GIVEN PROBLEM =>
Set the data down again, exactly as it reads, but without the pictures.

══════════

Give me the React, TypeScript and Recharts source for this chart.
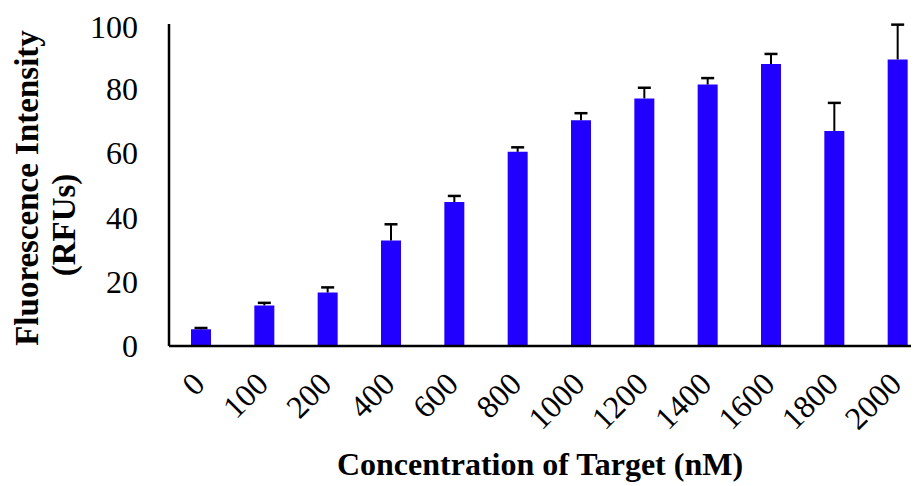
import { BarChart, Bar, XAxis, YAxis, Label } from "recharts";

const concentrations = ["0", "100", "200", "400", "600", "800", "1000", "1200", "1400", "1600", "1800", "2000"];
const intensity = [5.2, 12.6, 16.6, 32.8, 44.7, 60.3, 70.1, 76.9, 81.2, 87.6, 66.8, 89.0];
const errors = [0.4, 0.8, 1.6, 5.0, 1.9, 1.4, 2.2, 3.3, 2.0, 3.1, 8.7, 10.8];
const yTicks = [0, 20, 40, 60, 80, 100];

const data = concentrations.map((c, i) => ({
  conc: c,
  value: intensity[i],
  err: errors[i],
}));

const serif = "'Liberation Serif', 'Times New Roman', serif";

// upper whisker only, drawn as a stacked segment on top of each bar
const ErrorWhisker = (props: any) => {
  const { x, y, width, height } = props;
  if (x == null || y == null) return null;
  const cx = x + width / 2;
  return (
    <g>
      <line x1={cx} x2={cx} y1={y} y2={y + height} stroke="#000" strokeWidth={2} />
      <line x1={cx - 6.5} x2={cx + 6.5} y1={y} y2={y} stroke="#000" strokeWidth={2.5} />
    </g>
  );
};

const RotatedTick = (props: any) => {
  const { x, y, payload } = props;
  return (
    <g transform={`translate(${x + 6},${y + 40})`}>
      <text
        transform="rotate(-45)"
        textAnchor="end"
        fill="#000"
        fontSize={32}
        fontFamily={serif}
      >
        {payload.value}
      </text>
    </g>
  );
};

const YTitle = () => (
  <g fontFamily={serif} fontWeight="bold" fontSize={33} fill="#000">
    <text
      transform="translate(19,180) rotate(-90)"
      textAnchor="middle"
      dominantBaseline="central"
    >
      Fluorescence Intensity
    </text>
    <text
      transform="translate(56,217) rotate(-90)"
      textAnchor="middle"
      dominantBaseline="central"
    >
      (RFUs)
    </text>
  </g>
);

export default function App() {
  return (
    <div style={{ width: 911, height: 478, overflow: "hidden" }}>
      <BarChart
        width={921}
        height={478}
        data={data}
        margin={{ top: 16, right: 0, bottom: 0, left: 0 }}
        barSize={20}
      >
        <XAxis
          dataKey="conc"
          height={140}
          axisLine={{ stroke: "#000", strokeWidth: 2.5 }}
          tickLine={false}
          tickSize={0}
          tickMargin={0}
          interval={0}
          tick={<RotatedTick />}
        >
          <Label
            value="Concentration of Target (nM)"
            position="insideBottom"
            offset={11}
            dx={-9}
            style={{ fontFamily: serif, fontWeight: "bold", fontSize: 32, fill: "#000" }}
          />
        </XAxis>
        <YAxis
          width={161}
          domain={[0, 100]}
          ticks={yTicks}
          axisLine={{ stroke: "#000", strokeWidth: 2.5 }}
          tickLine={false}
          tickSize={0}
          tickMargin={31}
          tick={{ fill: "#000", fontSize: 32, fontFamily: serif }}
        >
          <Label content={() => <YTitle />} />
        </YAxis>
        <Bar dataKey="value" stackId="a" fill="#2200ff" isAnimationActive={false} />
        <Bar dataKey="err" stackId="a" shape={<ErrorWhisker />} isAnimationActive={false} />
      </BarChart>
    </div>
  );
}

══════════

PROBLEM SOLUTION =>
Give me the React, TypeScript and Recharts source for this chart.
import { BarChart, Bar, XAxis, YAxis, Label } from "recharts";

const concentrations = ["0", "100", "200", "400", "600", "800", "1000", "1200", "1400", "1600", "1800", "2000"];
const intensity = [5.2, 12.6, 16.6, 32.8, 44.7, 60.3, 70.1, 76.9, 81.2, 87.6, 66.8, 89.0];
const errors = [0.4, 0.8, 1.6, 5.0, 1.9, 1.4, 2.2, 3.3, 2.0, 3.1, 8.7, 10.8];
const yTicks = [0, 20, 40, 60, 80, 100];

const data = concentrations.map((c, i) => ({
  conc: c,
  value: intensity[i],
  err: errors[i],
}));

const serif = "'Liberation Serif', 'Times New Roman', serif";

// upper whisker only, drawn as a stacked segment on top of each bar
const ErrorWhisker = (props: any) => {
  const { x, y, width, height } = props;
  if (x == null || y == null) return null;
  const cx = x + width / 2;
  return (
    <g>
      <line x1={cx} x2={cx} y1={y} y2={y + height} stroke="#000" strokeWidth={2} />
      <line x1={cx - 6.5} x2={cx + 6.5} y1={y} y2={y} stroke="#000" strokeWidth={2.5} />
    </g>
  );
};

const RotatedTick = (props: any) => {
  const { x, y, payload } = props;
  return (
    <g transform={`translate(${x + 6},${y + 40})`}>
      <text
        transform="rotate(-45)"
        textAnchor="end"
        fill="#000"
        fontSize={32}
        fontFamily={serif}
      >
        {payload.value}
      </text>
    </g>
  );
};

const YTitle = () => (
  <g fontFamily={serif} fontWeight="bold" fontSize={33} fill="#000">
    <text
      transform="translate(19,180) rotate(-90)"
      textAnchor="middle"
      dominantBaseline="central"
    >
      Fluorescence Intensity
    </text>
    <text
      transform="translate(56,217) rotate(-90)"
      textAnchor="middle"
      dominantBaseline="central"
    >
      (RFUs)
    </text>
  </g>
);

export default function App() {
  return (
    <div style={{ width: 911, height: 478, overflow: "hidden" }}>
      <BarChart
        width={921}
        height={478}
        data={data}
        margin={{ top: 16, right: 0, bottom: 0, left: 0 }}
        barSize={20}
      >
        <XAxis
          dataKey="conc"
          height={140}
          axisLine={{ stroke: "#000", strokeWidth: 2.5 }}
          tickLine={false}
          tickSize={0}
          tickMargin={0}
          interval={0}
          tick={<RotatedTick />}
        >
          <Label
            value="Concentration of Target (nM)"
            position="insideBottom"
            offset={11}
            dx={-9}
            style={{ fontFamily: serif, fontWeight: "bold", fontSize: 32, fill: "#000" }}
          />
        </XAxis>
        <YAxis
          width={161}
          domain={[0, 100]}
          ticks={yTicks}
          axisLine={{ stroke: "#000", strokeWidth: 2.5 }}
          tickLine={false}
          tickSize={0}
          tickMargin={31}
          tick={{ fill: "#000", fontSize: 32, fontFamily: serif }}
        >
          <Label content={() => <YTitle />} />
        </YAxis>
        <Bar dataKey="value" stackId="a" fill="#2200ff" isAnimationActive={false} />
        <Bar dataKey="err" stackId="a" shape={<ErrorWhisker />} isAnimationActive={false} />
      </BarChart>
    </div>
  );
}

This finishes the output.